A family of paper wasps had built a nest on our fence.  We saw them buzzing around but they didn’t come close to us and it would have been easy to leave them alone and let them live their lives.  However, environmentally speaking, it would have been irresponsible.  Paper wasps, accidentally introduced from Asia and Australia in the 1970s, feed on live prey and are detrimental to New Zealand’s native insects and honeybees.

There’s no doubt New Zealand’s native insects, birds and plant life need to be protected from invasive species.  The country is putting a lot of manpower and money into biocontrol programmes.  I’d been criticised in the past for catching and releasing mice rather than killing them, in line with my no-kill policy.  Now that I have children, I’ve been forced to think about the future, beyond my own lifespan.  I’ve had to confront my own philosophical ideals and check that they’re still inline with what I believe is important.  I’ve discovered it’s possible, and perfectly OK, to change what you think is important.  That’s progress.

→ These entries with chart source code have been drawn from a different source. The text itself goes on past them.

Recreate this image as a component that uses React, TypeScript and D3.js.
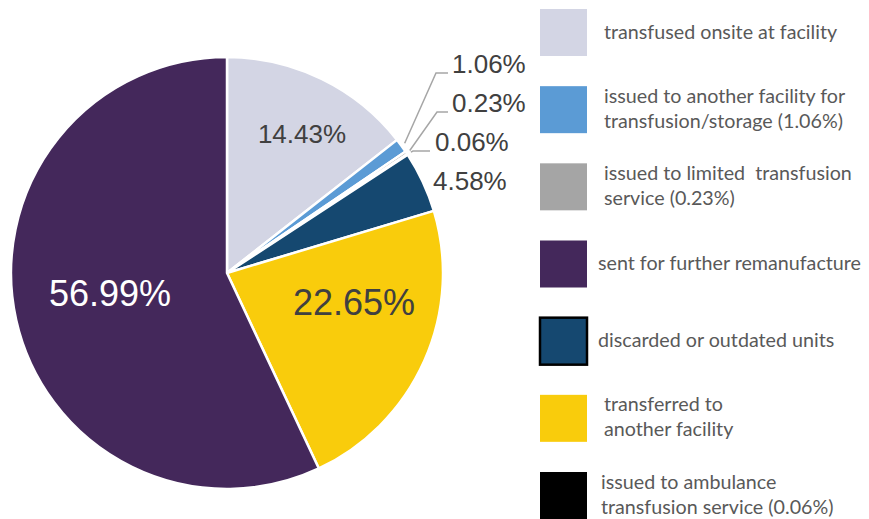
import React, { useEffect, useRef } from "react";
import * as d3 from "d3";

// pie slices, clockwise from 12 o'clock
const sliceNames = [
	"transfused onsite at facility",
	"issued to another facility for transfusion/storage",
	"issued to limited transfusion service",
	"issued to ambulance transfusion service",
	"discarded or outdated units",
	"transferred to another facility",
	"sent for further remanufacture",
];
const sliceValues = [14.43, 1.06, 0.23, 0.06, 4.58, 22.65, 56.99];
const sliceLabels = ["14.43%", "1.06%", "0.23%", "0.06%", "4.58%", "22.65%", "56.99%"];
const sliceColors = ["#d3d5e4", "#5b9bd5", "#a5a5a5", "#000000", "#154870", "#f9cc0c", "#44285b"];

// legend, top to bottom (index into slices)
const legendOrder = [0, 1, 2, 6, 4, 5, 3];
const legendLines = [
	["transfused onsite at facility"],
	["issued to another facility for", "transfusion/storage (1.06%)"],
	["issued to limited  transfusion", "service (0.23%)"],
	["sent for further remanufacture"],
	["discarded or outdated units"],
	["transferred to", "another facility"],
	["issued to ambulance", "transfusion service (0.06%)"],
];

// label placement relative to pie centre
const labelLayout = [
	{ x: 75, y: -139, inside: true, size: 26, color: "#404040" },
	{ x: 225, y: -200, inside: false, size: 26, color: "#404040", elbow: 209, end: 221 },
	{ x: 225, y: -161, inside: false, size: 26, color: "#404040", elbow: 210, end: 221 },
	{ x: 208, y: -122, inside: false, size: 26, color: "#404040", elbow: 186, end: 203 },
	{ x: 206, y: -83, inside: false, size: 26, color: "#404040" },
	{ x: 127, y: 29, inside: true, size: 36, color: "#404040" },
	{ x: -117, y: 20, inside: true, size: 36, color: "#ffffff" },
];
const legendTextX = [604, 604, 604, 598, 598, 604, 601];

export default function App() {
	const ref = useRef<SVGSVGElement>(null);

	useEffect(() => {
		const w = 869;
		const h = 519;
		const cx = 227;
		const cy = 273;
		const r = 216;

		const svg = d3.select(ref.current).attr("viewBox", `0 0 ${w} ${h}`);
		svg.selectAll("*").remove();

		const data = sliceValues.map((v, i) => ({ name: sliceNames[i], value: v, i }));
		const pie = d3
			.pie<any>()
			.sort(null)
			.value(d => d.value);
		const arcs = pie(data);
		const arc = d3.arc<any>().innerRadius(0).outerRadius(r);
		const edge = d3.arc<any>().innerRadius(r + 4).outerRadius(r + 4);

		const g = svg.append("g").attr("transform", `translate(${cx},${cy})`);

		// Slices
		g.selectAll("path.slice")
			.data(arcs)
			.enter()
			.append("path")
			.attr("class", "slice")
			.attr("d", arc)
			.attr("fill", d => sliceColors[d.data.i])
			.attr("stroke", "#ffffff")
			.attr("stroke-width", 2.5)
			.attr("stroke-linejoin", "round");

		// Leader lines
		arcs.forEach(d => {
			const L = labelLayout[d.data.i];
			if (L.inside || L.elbow === undefined) return;
			const [sx, sy] = edge.centroid(d);
			g.append("polyline")
				.attr("points", `${sx},${sy} ${L.elbow},${L.y} ${L.end},${L.y}`)
				.attr("fill", "none")
				.attr("stroke", "#a6a6a6")
				.attr("stroke-width", 1.5);
		});

		// Labels
		arcs.forEach(d => {
			const L = labelLayout[d.data.i];
			const t = g
				.append("text")
				.attr("x", L.x)
				.attr("y", L.y)
				.attr("font-family", "'Liberation Sans', Arial, sans-serif")
				.attr("font-size", L.size)
				.attr("fill", L.color)
				.text(sliceLabels[d.data.i]);
			if (L.inside) {
				t.attr("text-anchor", "middle").attr("dominant-baseline", "central");
			}
		});

		// Legend
		const legendY = d3
			.scaleLinear()
			.domain([0, legendOrder.length - 1])
			.range([9, 472]);
		const sq = 47;
		legendOrder.forEach((si, k) => {
			const y0 = legendY(k);
			svg.append("rect")
				.attr("x", 540)
				.attr("y", y0)
				.attr("width", sq)
				.attr("height", sq)
				.attr("fill", sliceColors[si])
				.attr("stroke", si === 4 ? "#000000" : "none")
				.attr("stroke-width", 2.5);
			const lines = legendLines[k];
			const mid = y0 + sq / 2;
			const text = svg
				.append("text")
				.attr("font-family", "Lato, 'Open Sans', sans-serif")
				.attr("font-size", 19.7)
				.attr("fill", "#595959")
				.style("white-space", "pre");
			lines.forEach((line, j) => {
				const by = lines.length === 1 ? mid + 6 : mid - 7 + j * 25;
				text.append("tspan").attr("x", legendTextX[k]).attr("y", by).text(line);
			});
		});
	}, []);

	return (
		<svg
			ref={ref}
			width={869}
			height={519}
			style={{ position: "absolute", left: 0, top: 0, background: "#ffffff" }}
		/>
	);
}
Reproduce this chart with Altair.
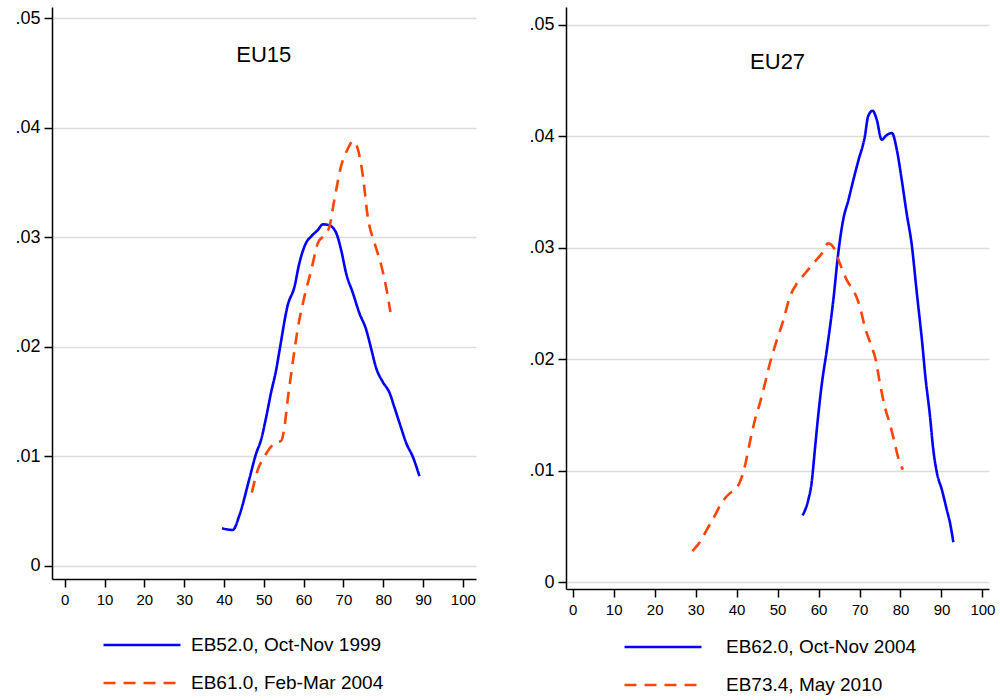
import altair as alt
import pandas as pd

FONT = "Liberation Sans"
BLUE = "#0000FF"
ORANGE = "#FF4500"

# ---- EU15 panel ----
eu15_title = "EU15"
eu15_s1 = "EB52.0, Oct-Nov 1999"
eu15_s1_x = [39.5, 42.2, 43.9, 46.4, 48.1, 49.3, 50.6, 51.8, 53.1, 54.0, 56.0, 57.7, 58.9,
             60.6, 61.9, 63.6, 64.8, 66.5, 68.2, 69.4, 70.7, 72.4, 74.0, 75.7, 77.0, 78.2,
             79.9, 81.6, 82.8, 84.5, 85.8, 87.4, 89.1]
eu15_s1_y = [0.00344, 0.00329, 0.00466, 0.0080, 0.0103, 0.0115, 0.0136, 0.0158, 0.0179,
             0.0198, 0.0238, 0.0255, 0.0276, 0.0295, 0.0301, 0.0307, 0.0312, 0.0311, 0.0304,
             0.0289, 0.0267, 0.0249, 0.0231, 0.0216, 0.0198, 0.0181, 0.0168, 0.0158, 0.0145,
             0.0126, 0.0112, 0.0100, 0.0082]
eu15_s2 = "EB61.0, Feb-Mar 2004"
eu15_s2_x = [47.0, 48.5, 50.2, 51.4, 53.1, 54.3, 55.2, 56.0, 56.9, 57.7, 58.5, 60.2, 61.9,
             63.6, 65.7, 66.5, 67.7, 69.4, 71.1, 72.4, 73.6, 74.9, 76.1, 77.8, 79.4, 80.7, 81.8]
eu15_s2_y = [0.0067, 0.0088, 0.0100, 0.0107, 0.0113, 0.0114, 0.0127, 0.0152, 0.0176, 0.0197,
             0.0216, 0.0246, 0.0270, 0.0295, 0.0304, 0.0310, 0.0334, 0.0365, 0.0381, 0.0388,
             0.0381, 0.0356, 0.0319, 0.0295, 0.0276, 0.0255, 0.0232]

# ---- EU27 panel ----
eu27_title = "EU27"
eu27_s1 = "EB62.0, Oct-Nov 2004"
eu27_s1_x = [56.1, 57.5, 58.3, 59.1, 59.9, 60.8, 62.0, 63.6, 64.8, 66.0, 67.3, 68.5, 69.7,
             71.3, 72.1, 73.2, 74.2, 75.4, 76.6, 77.9, 79.1, 80.3, 81.5, 82.7, 84.0, 85.4,
             86.0, 87.2, 88.0, 88.9, 90.1, 91.3, 92.1, 92.9]
eu27_s1_y = [0.0060, 0.0074, 0.0089, 0.0119, 0.0149, 0.0178, 0.0208, 0.0253, 0.0295, 0.0325,
             0.0343, 0.0361, 0.0378, 0.0400, 0.0418, 0.0423, 0.0415, 0.0397, 0.0401, 0.0403,
             0.0388, 0.0361, 0.0331, 0.0304, 0.0259, 0.0211, 0.0187, 0.0149, 0.0119, 0.0098,
             0.0083, 0.0065, 0.0053, 0.0036]
eu27_s2 = "EB73.4, May 2010"
eu27_s2_x = [29.2, 31.0, 32.7, 34.7, 36.3, 38.4, 39.6, 40.8, 42.0, 43.2, 44.5, 45.7, 46.9,
             48.1, 49.8, 51.4, 53.0, 54.7, 56.7, 58.7, 60.8, 62.4, 64.0, 65.2, 66.9, 68.9,
             70.1, 71.3, 73.0, 73.8, 75.0, 76.2, 77.5, 78.7, 79.5, 80.6]
eu27_s2_y = [0.0028, 0.0036, 0.0047, 0.0060, 0.0071, 0.0080, 0.0083, 0.0090, 0.0104, 0.0125,
             0.0146, 0.0161, 0.0178, 0.0196, 0.0217, 0.0235, 0.0256, 0.0268, 0.0277, 0.0286,
             0.0295, 0.0304, 0.0298, 0.0286, 0.0271, 0.0259, 0.0247, 0.0229, 0.0211, 0.0202,
             0.0178, 0.0157, 0.0141, 0.0123, 0.0111, 0.0101]

x_ticks = [0, 10, 20, 30, 40, 50, 60, 70, 80, 90, 100]
y_ticks = [0, 0.01, 0.02, 0.03, 0.04, 0.05]
title_pos = (50, 0.0467)

# wide, flat legend key: a horizontal segment 4x the symbol "radius" each side
LEGEND_KEY = "M-4,0H4"


def panel(title, s1, x1, y1, s2, x2, y2, xdom, ydom, w, h, legx, legy, laboff):
    df = pd.DataFrame({
        "x": x1 + x2,
        "y": y1 + y2,
        "series": [s1] * len(x1) + [s2] * len(x2),
    })
    xenc = alt.X("x:Q", scale=alt.Scale(domain=xdom, nice=False, zero=False),
                 axis=alt.Axis(values=x_ticks, title=None, grid=False, labelFontSize=15,
                               labelPadding=5, format="d"))
    yenc = alt.Y("y:Q", scale=alt.Scale(domain=ydom, nice=False, zero=False),
                 axis=alt.Axis(values=y_ticks, title=None, grid=True, labelFontSize=18,
                               labelPadding=4,
                               labelExpr="datum.value == 0 ? '0' : replace(format(datum.value, '.2f'), '0.', '.')"))
    leg = alt.Legend(orient="none", legendX=legx, legendY=legy, direction="vertical",
                     title=None, symbolType=LEGEND_KEY, symbolSize=370,
                     symbolStrokeWidth=2.6, labelFontSize=19, labelFont=FONT,
                     labelColor="black", labelOffset=laboff, rowPadding=17, padding=0,
                     labelLimit=400)
    lines = alt.Chart(df).mark_line(strokeWidth=2.6, interpolate="monotone").encode(
        x=xenc,
        y=yenc,
        color=alt.Color("series:N", scale=alt.Scale(domain=[s1, s2], range=[BLUE, ORANGE]),
                        legend=leg),
        strokeDash=alt.StrokeDash("series:N",
                                  scale=alt.Scale(domain=[s1, s2], range=[[1, 0], [12, 8]]),
                                  legend=leg),
    )
    tdf = pd.DataFrame({"x": [title_pos[0]], "y": [title_pos[1]], "label": [title]})
    txt = alt.Chart(tdf).mark_text(fontSize=22, font=FONT, color="black", align="center",
                                   baseline="middle").encode(
        x=alt.X("x:Q"), y=alt.Y("y:Q"), text="label:N")
    return alt.layer(lines, txt).properties(width=w, height=h)


left = panel(eu15_title, eu15_s1, eu15_s1_x, eu15_s1_y, eu15_s2, eu15_s2_x, eu15_s2_y,
             [-3.2, 103.3], [-0.00119, 0.05105], 424, 572, 79, 627, 38)
right = panel(eu27_title, eu27_s1, eu27_s1_x, eu27_s1_y, eu27_s2, eu27_s2_x, eu27_s2_y,
              [-1.64, 101.6], [-0.0006, 0.0516], 423, 582, 86, 629, 52)

chart = alt.hconcat(left, right, spacing=52).resolve_scale(
    color="independent", strokeDash="independent", x="independent", y="independent"
).properties(
    padding={"left": 14, "top": 7, "right": 0, "bottom": 0}
).configure_view(stroke=None).configure_axis(
    labelFont=FONT, labelColor="black", domainColor="black", domainWidth=1.5,
    tickColor="black", tickWidth=1.5, tickSize=8, gridColor="#dcdcdc", gridWidth=1.5
).configure_legend(labelFont=FONT)

chart.save("out.html", embed_options={"renderer": "svg", "actions": False})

Thus, I sat the children down and discussed the situation with the wasps.  We all agreed killing them was the right thing to do.  We went to the supermarket together, purchased a can of Fly Spray (it was hard to choose one – we’d never needed to buy one before), came home and I killed the entire nest of wasps. I took no joy in the process, neither did the kids.  It was simply something that had to be done in order to help something bigger than ourselves.  We did it for our country.

We still don’t kill for food.  I have no intention of changing that and I can’t see any reason I would ever need to.  The kids, so far, think along the same lines.  Who knows what the future holds but for now we’re happy with the decisions we’re making.

We won’t get it right every time.  We can only try to do the right thing.